I remember my stepmother, Lynda, sitting down the pew from me. I remember her stylish and eclectic thrift sale combinations. I remember her voice, strong but slightly off key. I remember the bond we always felt with her and how she held all our relationships together with her open heart and hearty humor.

And all of these memories combined is what I hold of my dad, sitting beside me in his neatly starched western shirt with a monogram (MFE) on the pocket. I remember his steady voice carrying the melody Uncle Howard managed to slaughter despite all his innocent and well meaning attempts. I remember the clean smell of cologne flooding my nostrils and the safety I found in that scent.

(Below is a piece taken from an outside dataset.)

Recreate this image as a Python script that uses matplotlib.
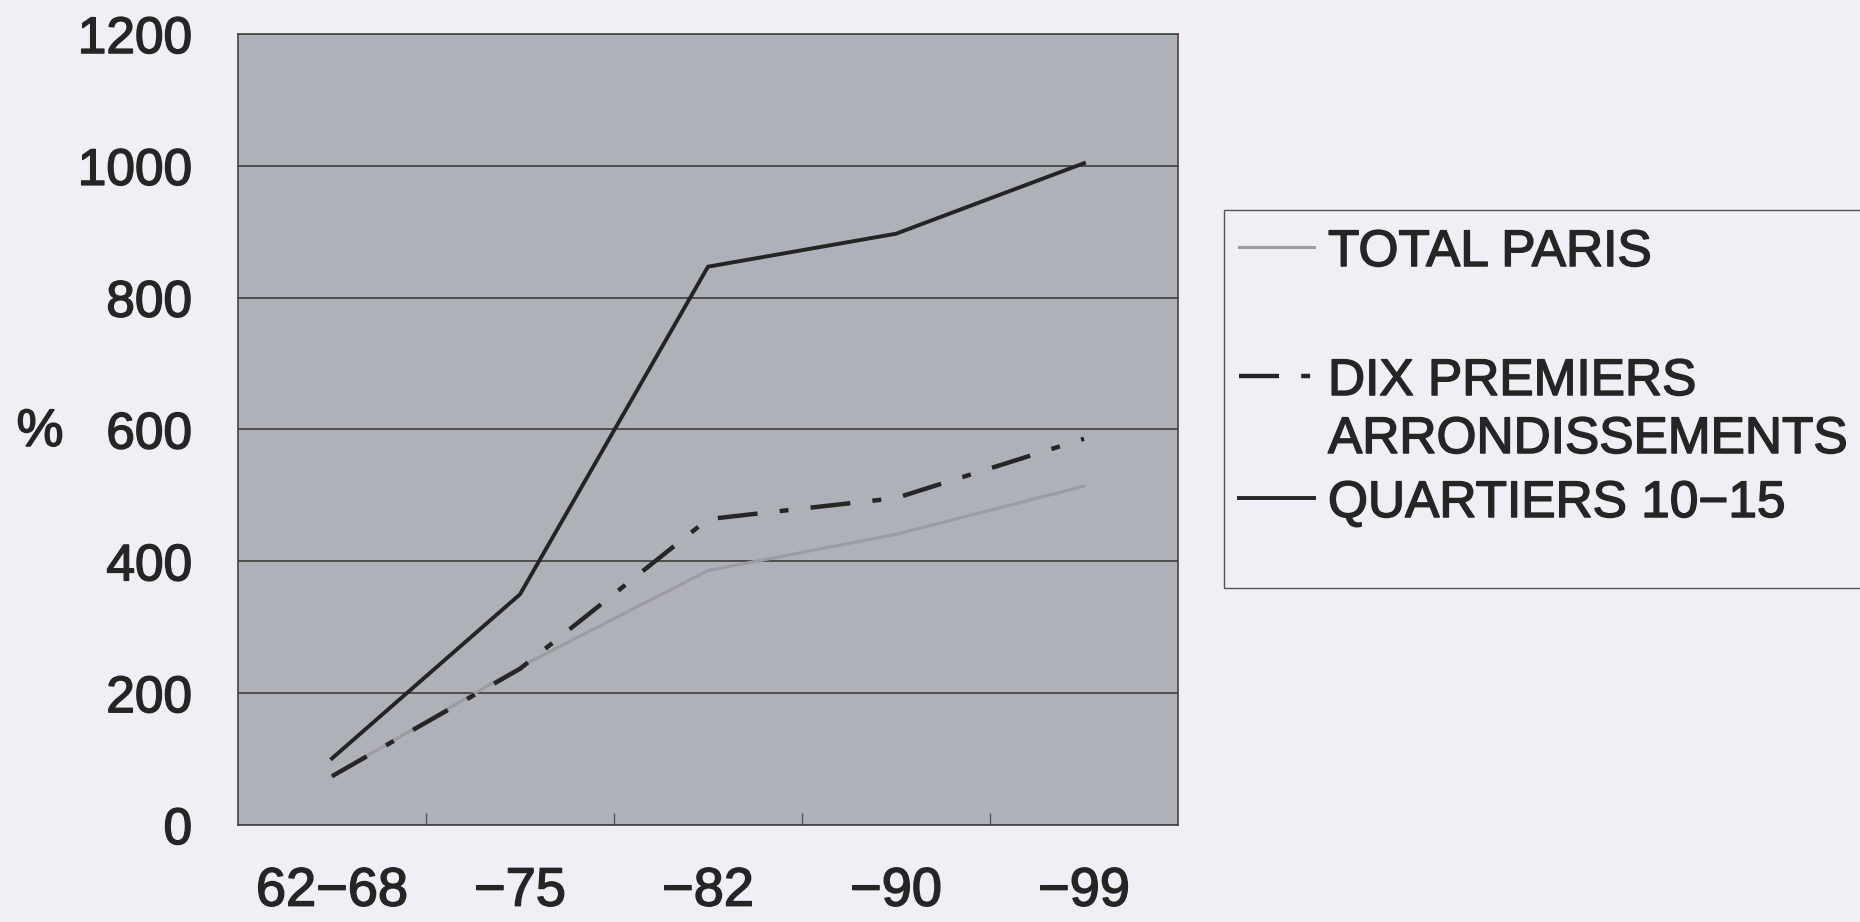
import matplotlib
matplotlib.use("Agg")
import matplotlib.pyplot as plt
import matplotlib.patheffects as pe
from matplotlib.lines import Line2D
from matplotlib.patches import Rectangle
import numpy as np

periods = ["62\u221268", "\u221275", "\u221282", "\u221290", "\u221299"]
total_paris = [74, 240, 386, 441, 514]
dix_premiers = [74, 237, 464, 496, 586]
quartiers = [101, 350, 847, 897, 1004]

W, H = 1860, 922
TXT = '#252525'
plt.rcParams['font.family'] = ['Liberation Sans', 'DejaVu Sans']

# slightly heavier strokes for all text
heavy = [pe.withStroke(linewidth=1.1, foreground=TXT)]

fig = plt.figure(figsize=(W / 100, H / 100), dpi=100, facecolor='#f1eef6')
ax = fig.add_axes([238 / W, 1 - 825 / H, 940 / W, 791 / H])
ax.set_facecolor('#afb1b9')

styles = {
    'total': dict(color='#9c9ca2', lw=2.2),
    'dix': dict(color='#262626', lw=3.2, dashes=(9, 5, 2, 5)),
    'quart': dict(color='#242424', lw=2.8),
}

x = np.arange(len(periods))
ax.plot(x, total_paris, **styles['total'])
ax.plot(x, dix_premiers, **styles['dix'])
ax.plot(x, quartiers, **styles['quart'])

ax.set_xlim(-0.5, len(periods) - 0.5)
ax.set_ylim(0, 1200)
ax.set_yticks(range(0, 1201, 200))
ax.yaxis.grid(True, color='#3c3c3c', lw=1.2)
ax.set_axisbelow(True)

# category labels centred on points, tick marks between categories
ax.set_xticks(x)
ax.set_xticklabels(periods)
ax.set_xticks(np.arange(0.5, len(periods) - 0.5, 1), minor=True)
ax.tick_params(axis='x', which='major', length=0, pad=30, labelsize=39,
               colors=TXT)
ax.tick_params(axis='x', which='minor', direction='in', length=9,
               color='#555555', width=1)
ax.tick_params(axis='y', length=0, pad=33, labelsize=37, colors=TXT)
for s in ax.spines.values():
    s.set_color('#444444')
    s.set_linewidth(1.2)
for lbl in ax.get_xticklabels() + ax.get_yticklabels():
    lbl.set_path_effects(heavy)

fig.text(40 / W, 1 - 432 / H, '%', fontsize=38, color=TXT,
         ha='center', va='center', path_effects=heavy)

# legend box, drawn by hand so the dash-dot key sits on the first text line
fig.add_artist(Rectangle((1224 / W, 1 - 588 / H), 700 / W, 378 / H,
                         transform=fig.transFigure, facecolor='none',
                         edgecolor='#555555', lw=1.0, clip_on=False))
entries = [
    ('TOTAL PARIS', 247, 'total'),
    ('DIX PREMIERS', 376, 'dix'),
    ('ARRONDISSEMENTS', 434, None),
    ('QUARTIERS 10\u221215', 498, 'quart'),
]
for label, ypix, key in entries:
    yf = 1 - ypix / H
    if key is not None:
        fig.add_artist(Line2D([1239 / W, 1314 / W], [yf, yf],
                              transform=fig.transFigure, **styles[key]))
    fig.text(1328 / W, yf, label, fontsize=37, color=TXT,
             ha='left', va='center_baseline', path_effects=heavy)

fig.savefig('out.png', dpi=100, facecolor=fig.get_facecolor())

Yes, I remember it all, even after all these years. I remember as if it is this very moment.

"When all of God's singers get home. When every heartache is gone. There'll be no place like home when all of God's singers get home."

15 Comments:

Blogger Deb R said...

This is so beautifully written, Michelle. Very evocative.

9:24 PM  
Blogger sheela said...

michelle, this is beautiful. thank you for sharing these memories with us. you have such a gift with words.

2:10 AM  
Blogger kelly said...

morning girlie...wow, you just blessed me with so many memories of my own. it is funny how one thing so small, gives you such a beautiful gift. simply amazing.
thank you thank you thank you for the gift you have given me today!

happy thursday....

5:31 AM  
Blogger Frankie said...

What a beautiful collection of simple and complex memories. I love all of the unique details about your family members, each so elegant and real. It's amazing how a song can flood our senses with these images of our past. Wonderful Michelle. Thank you.

5:49 AM  
Blogger gkgirl said...

that was beautiful...

5:54 AM  
Blogger Bethany said...

Isn't it amazing how music do that for us? One song...one verse even...can transport us back to our childhood; remind us of all the little things that mark that time. Your memories are beautiful! Thanks for sharing them with all of us!

7:25 AM  
Blogger acumamakiki said...

Oh how I loved this post. It seems very timely with the holidays approaching. A nice celebratory memory on a day that usually is cloaked in sadness.

Thank you for sharing.

7:28 AM  
Blogger Living Part Deux said...

On the wings of your delicate, lovely memories, I was transported back to East Sherman Baptist Church, where my Mano used to play with my fingers while singing "In the Sweet By and By." You are indeed gifted.

8:05 AM  
Blogger Glamorous Jo said...

Very well said - and made me think of my own childhood. Loved reading this!

8:38 AM  
Blogger Heather said...

sweet memories. Made me think of some of my own.

9:53 AM  
Blogger melba said...

Your writing is crisp and unpretentious. Sometimes when others write of pleasant childhood memories I get a little jealous and even annoyed when the author assumes everyone has had the same happy experiences - (my own baggage, I know). Thank you for sharing with such a fresh and lovely voice.

11:19 AM  
Blogger Kitty Kitty Peacock said...

Excellent, Michelle.

11:25 AM  
Blogger Karina said...

I LOVE THIS! I can picture it. It makes me wish I had been there.
It's a beautiful memory. Life really is simple and the important things are the small things. I like to pause, make life stand still for a moment just to fully appreciate it.

12:45 PM  
Blogger telfair said...

A beautiful picture and equally beautiful words & images to accompany...a joy to read.

3:06 PM  
Blogger Michelle Fry said...

I like all of the sensory detail in this, the sights sounds and smells. Amazing how they transport us isn't it?